Problem to solve » Copy out the material below in full, but not its images.
* Begin *
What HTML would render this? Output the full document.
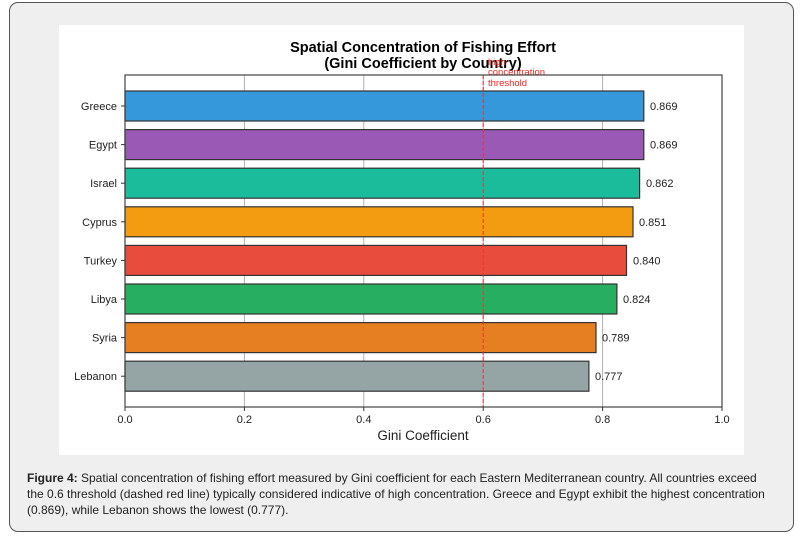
<!DOCTYPE html>
<html><head><style>
body{margin:0;width:805px;height:540px;background:#fff;position:relative;overflow:hidden;font-family:"Liberation Sans",sans-serif}
.card{position:absolute;left:9px;top:2px;width:785px;height:530px;background:#efefef;border:1px solid #555;border-radius:9px;box-sizing:border-box}
.cap{position:absolute;left:27px;top:470px;width:742px;font-size:12px;line-height:16px;color:#222;letter-spacing:0px}
</style></head><body>
<div class="card"></div>
<svg style="position:absolute;left:0;top:0" width="805" height="540">
<rect x="59" y="25" width="685" height="430" fill="#fff"/>
<g font-family="Liberation Sans,DejaVu Sans,sans-serif">
<text x="423" y="52" text-anchor="middle" font-size="14.5" font-weight="bold">Spatial Concentration of Fishing Effort</text>
<text x="423" y="68" text-anchor="middle" font-size="14.5" font-weight="bold">(Gini Coefficient by Country)</text>
<g stroke="#b0b0b0" stroke-width="1">
<line x1="244.4" y1="75" x2="244.4" y2="407"/><line x1="363.8" y1="75" x2="363.8" y2="407"/><line x1="483.2" y1="75" x2="483.2" y2="407"/><line x1="602.6" y1="75" x2="602.6" y2="407"/>
</g>
<g stroke="#333" stroke-width="1.2">
<rect x="125" y="91" width="518.8" height="30" fill="#3498db"/>
<rect x="125" y="129.6" width="518.8" height="30" fill="#9b59b6"/>
<rect x="125" y="168.2" width="514.6" height="30" fill="#1abc9c"/>
<rect x="125" y="206.8" width="508" height="30" fill="#f39c12"/>
<rect x="125" y="245.4" width="501.5" height="30" fill="#e74c3c"/>
<rect x="125" y="284" width="491.9" height="30" fill="#27ae60"/>
<rect x="125" y="322.6" width="471" height="30" fill="#e67e22"/>
<rect x="125" y="361.2" width="463.9" height="30" fill="#95a5a6"/>
</g>
<line x1="483.2" y1="75" x2="483.2" y2="407" stroke="#e33" stroke-width="1" stroke-dasharray="4,2"/>
<g font-size="9.5" fill="#f22"><text x="488" y="65">high</text><text x="488" y="75">concentration</text><text x="488" y="86">threshold</text></g>
<rect x="125" y="75" width="597" height="332" fill="none" stroke="#444" stroke-width="1.2"/>
<g font-size="11" fill="#222">
<text x="650" y="110">0.869</text><text x="650" y="148.6">0.869</text><text x="646" y="187.2">0.862</text><text x="639" y="225.8">0.851</text><text x="633" y="264.4">0.840</text><text x="623" y="303">0.824</text><text x="602" y="341.6">0.789</text><text x="595" y="380.2">0.777</text>
</g>
<g font-size="11" fill="#222" text-anchor="end">
<text x="117" y="110">Greece</text><text x="117" y="148.6">Egypt</text><text x="117" y="187.2">Israel</text><text x="117" y="225.8">Cyprus</text><text x="117" y="264.4">Turkey</text><text x="117" y="303">Libya</text><text x="117" y="341.6">Syria</text><text x="117" y="380.2">Lebanon</text>
</g>
<g stroke="#333"><line x1="121" y1="106" x2="125" y2="106"/><line x1="121" y1="144.6" x2="125" y2="144.6"/><line x1="121" y1="183.2" x2="125" y2="183.2"/><line x1="121" y1="221.8" x2="125" y2="221.8"/><line x1="121" y1="260.4" x2="125" y2="260.4"/><line x1="121" y1="299" x2="125" y2="299"/><line x1="121" y1="337.6" x2="125" y2="337.6"/><line x1="121" y1="376.2" x2="125" y2="376.2"/>
<line x1="125" y1="407" x2="125" y2="411"/><line x1="244.4" y1="407" x2="244.4" y2="411"/><line x1="363.8" y1="407" x2="363.8" y2="411"/><line x1="483.2" y1="407" x2="483.2" y2="411"/><line x1="602.6" y1="407" x2="602.6" y2="411"/><line x1="722" y1="407" x2="722" y2="411"/></g>
<g font-size="11" fill="#222" text-anchor="middle">
<text x="125" y="423">0.0</text><text x="244.4" y="423">0.2</text><text x="363.8" y="423">0.4</text><text x="483.2" y="423">0.6</text><text x="602.6" y="423">0.8</text><text x="722" y="423">1.0</text>
</g>
<text x="423" y="440" text-anchor="middle" font-size="13.5" fill="#222">Gini Coefficient</text>
</g>
</svg>
<div class="cap"><b>Figure 4:</b> Spatial concentration of fishing effort measured by Gini coefficient for each Eastern Mediterranean country. All countries exceed the 0.6 threshold (dashed red line) typically considered indicative of high concentration. Greece and Egypt exhibit the highest concentration (0.869), while Lebanon shows the lowest (0.777).</div>
</body></html>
* End *
Answer to the exercise »
What HTML would render this? Output the full document.
<!DOCTYPE html>
<html><head><style>
body{margin:0;width:805px;height:540px;background:#fff;position:relative;overflow:hidden;font-family:"Liberation Sans",sans-serif}
.card{position:absolute;left:9px;top:2px;width:785px;height:530px;background:#efefef;border:1px solid #555;border-radius:9px;box-sizing:border-box}
.cap{position:absolute;left:27px;top:470px;width:742px;font-size:12px;line-height:16px;color:#222;letter-spacing:0px}
</style></head><body>
<div class="card"></div>
<svg style="position:absolute;left:0;top:0" width="805" height="540">
<rect x="59" y="25" width="685" height="430" fill="#fff"/>
<g font-family="Liberation Sans,DejaVu Sans,sans-serif">
<text x="423" y="52" text-anchor="middle" font-size="14.5" font-weight="bold">Spatial Concentration of Fishing Effort</text>
<text x="423" y="68" text-anchor="middle" font-size="14.5" font-weight="bold">(Gini Coefficient by Country)</text>
<g stroke="#b0b0b0" stroke-width="1">
<line x1="244.4" y1="75" x2="244.4" y2="407"/><line x1="363.8" y1="75" x2="363.8" y2="407"/><line x1="483.2" y1="75" x2="483.2" y2="407"/><line x1="602.6" y1="75" x2="602.6" y2="407"/>
</g>
<g stroke="#333" stroke-width="1.2">
<rect x="125" y="91" width="518.8" height="30" fill="#3498db"/>
<rect x="125" y="129.6" width="518.8" height="30" fill="#9b59b6"/>
<rect x="125" y="168.2" width="514.6" height="30" fill="#1abc9c"/>
<rect x="125" y="206.8" width="508" height="30" fill="#f39c12"/>
<rect x="125" y="245.4" width="501.5" height="30" fill="#e74c3c"/>
<rect x="125" y="284" width="491.9" height="30" fill="#27ae60"/>
<rect x="125" y="322.6" width="471" height="30" fill="#e67e22"/>
<rect x="125" y="361.2" width="463.9" height="30" fill="#95a5a6"/>
</g>
<line x1="483.2" y1="75" x2="483.2" y2="407" stroke="#e33" stroke-width="1" stroke-dasharray="4,2"/>
<g font-size="9.5" fill="#f22"><text x="488" y="65">high</text><text x="488" y="75">concentration</text><text x="488" y="86">threshold</text></g>
<rect x="125" y="75" width="597" height="332" fill="none" stroke="#444" stroke-width="1.2"/>
<g font-size="11" fill="#222">
<text x="650" y="110">0.869</text><text x="650" y="148.6">0.869</text><text x="646" y="187.2">0.862</text><text x="639" y="225.8">0.851</text><text x="633" y="264.4">0.840</text><text x="623" y="303">0.824</text><text x="602" y="341.6">0.789</text><text x="595" y="380.2">0.777</text>
</g>
<g font-size="11" fill="#222" text-anchor="end">
<text x="117" y="110">Greece</text><text x="117" y="148.6">Egypt</text><text x="117" y="187.2">Israel</text><text x="117" y="225.8">Cyprus</text><text x="117" y="264.4">Turkey</text><text x="117" y="303">Libya</text><text x="117" y="341.6">Syria</text><text x="117" y="380.2">Lebanon</text>
</g>
<g stroke="#333"><line x1="121" y1="106" x2="125" y2="106"/><line x1="121" y1="144.6" x2="125" y2="144.6"/><line x1="121" y1="183.2" x2="125" y2="183.2"/><line x1="121" y1="221.8" x2="125" y2="221.8"/><line x1="121" y1="260.4" x2="125" y2="260.4"/><line x1="121" y1="299" x2="125" y2="299"/><line x1="121" y1="337.6" x2="125" y2="337.6"/><line x1="121" y1="376.2" x2="125" y2="376.2"/>
<line x1="125" y1="407" x2="125" y2="411"/><line x1="244.4" y1="407" x2="244.4" y2="411"/><line x1="363.8" y1="407" x2="363.8" y2="411"/><line x1="483.2" y1="407" x2="483.2" y2="411"/><line x1="602.6" y1="407" x2="602.6" y2="411"/><line x1="722" y1="407" x2="722" y2="411"/></g>
<g font-size="11" fill="#222" text-anchor="middle">
<text x="125" y="423">0.0</text><text x="244.4" y="423">0.2</text><text x="363.8" y="423">0.4</text><text x="483.2" y="423">0.6</text><text x="602.6" y="423">0.8</text><text x="722" y="423">1.0</text>
</g>
<text x="423" y="440" text-anchor="middle" font-size="13.5" fill="#222">Gini Coefficient</text>
</g>
</svg>
<div class="cap"><b>Figure 4:</b> Spatial concentration of fishing effort measured by Gini coefficient for each Eastern Mediterranean country. All countries exceed the 0.6 threshold (dashed red line) typically considered indicative of high concentration. Greece and Egypt exhibit the highest concentration (0.869), while Lebanon shows the lowest (0.777).</div>
</body></html>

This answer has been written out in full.